A possibilidade de o Japão ser atacado é uma das poucas justificativas que o governo tem para um tom belicista. O país, que a exemplo da Alemanha adquiriu uma guinada pacifista após a derrota na Segunda Guerra, nos anos recentes sob o comando de Shinzo Abe vem sendo levado por um tom nacionalista, retomando algumas posturas históricas. Até a Segunda Guerra Mundial, o Japão ocupava a Península da Coreia e regiões da China.

Com o regime norte-coreano a China tem um importante contraponto em meio aos aliados norte-americanos no Pacífico. Fiel incondicionalmente aos chineses, a ditadura de Kim Jong-un serve como um tampão a quaisquer expansões dos EUA na região. Para a crescente economia chinesa, os subsídios dispendidos à pequena Coreia do Norte são mais em conta do que investiduras militares. Além do mais, um colapso da ditadura levaria milhões de refugiados a cruzarem a fronteira para o país que já é o mais populoso do mundo.

A Coreia do Norte quer ser um país com arsenais nucleares, e faz alusão às outras oito nações que possuem ogivas, que totalizam mais de 13 mil pelo mundo, para justificar as suas. Os EUA não reconhecem, fazem jogo duro e afirmam que somente a desistência de possuir armas nucleares pode levar ao fim das sanções, que castigam principalmente a população no interior. Por meio da filosofia “Juche” o governo controla seu povo para servir sua pátria contra a ameaça “imperialista” a todo custo. Os norte-coreanos acreditam durante toda vida estar a cargo do bem maior do “Rei Sol”, Kim Il-sung, avô do atual ditador, e que fundou a nação. Desta forma, todos os homens têm de servir ao exército, o quinto maior do mundo e, proporcionalmente, por sua população de cerca de 25 milhões de habitantes, a maior força armada global.

Kim Jong-un tem motivos para temer abandonar seu programa nuclear. Já no exercício do poder viu a OTAN invadir a Líbia para depor o ditador Muammar Khadafi, que sempre almejou armamentos nucleares, em 2011. Em 2003 viu os EUA invadirem sem o aval do Conselho de Segurança da ONU, ao qual a China tem poder de veto, o Iraque para dar fim à ditadura de Saddam Hussein. Não é impossível que Kim Jong-un aceite um acordo, bem mais difícil do que o alcançado com o Irã, para pôr fim a suas armas nucleares, mas será necessária muita diplomacia chinesa e concessões ao regime.

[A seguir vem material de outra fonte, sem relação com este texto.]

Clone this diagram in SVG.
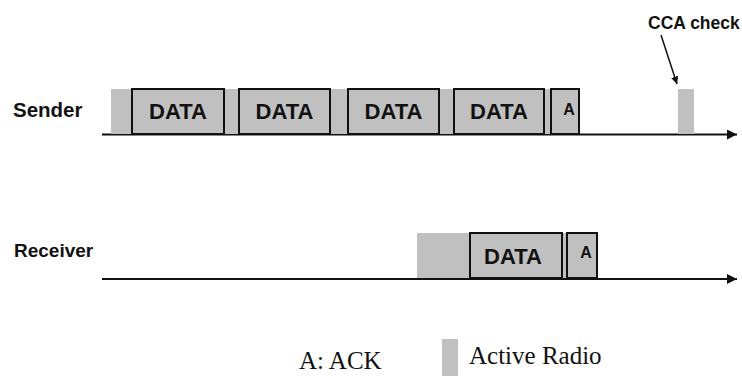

O ponto fora da curva neste momento é Trump. O inexperiente e midiático presidente é imprevisível, e pode, sim, colocar à prova esta verdadeira aula de pragmatismo geopolítico. À frente de seu Departamento de Estado está Rex Tillerson, mais contido, mas com pouca experiência diplomática. A expectativa pela prudência fica a cargo dos ex-militares, em especial o Secretário de Defesa, Jim Mattis, e o conselheiro de Segurança Nacional, general McMaster.

Qualquer passo em falso seria trágico. Um ataque preventivo dos EUA levaria a Coreia do Norte a atacar o sul, com potencial de atingir Seul, a apenas 50  km da fronteira, no que pode ser a maior tragédia da história, na cidade com cerca de 10 milhões de habitantes. O regime norte-coreano não é suicida. Sobrevive no poder há 69 anos, se manteve após o fim da URSS, o que levou o país a uma das maiores fomes coletivas na história recente, quando inclusive teve de contar com ajuda da comunidade internacional. Perpassou pelas mudanças chinesas, país maoísta a principio, mas que gradualmente se integrou ao capital global com as reformas de Deng Xiaoping e a adesão à OMC. E do outro lado, Trump, que balança com 100 dias de mandato.

Palpitaço
Até aqui, análise. Mas neste caso acho justo não me eximir, e tentar traçar os possíveis panoramas. Em curto prazo, a situação deve aumentar em tensões, com um tom mais beligerante dos dois lados e cercado de ameaças. Mais sanções ao regime serão impostas pela ONU, mas sem grande impacto. Em médio, é possível que a Coreia do Norte tenha êxito em seu sexto teste nuclear, obrigando os EUA a uma reação mais significativa. Nada muito sério deve ocorrer, mas será preciso intensa diplomacia chinesa. Em longo, não acredito que o regime resista. Em um mundo extremamente conectado, cada vez menos norte-coreanos estarão dispostos a passar fome para manter uma ditadura com propósitos ultrapassados, enquanto a alguns quilômetros ao sul tem a sua disposição os benefícios da pujante economia sul-coreana. Não me arrisco além.

Boa parte do comércio global hoje passa por esta região

Obs: Para o mínimo de entendimento com isenção sobre a Coreia do Norte, o documentário “The Propaganda Game” é necessário. O filme perpassa o país sem juízo de valor. Tem no Netflix.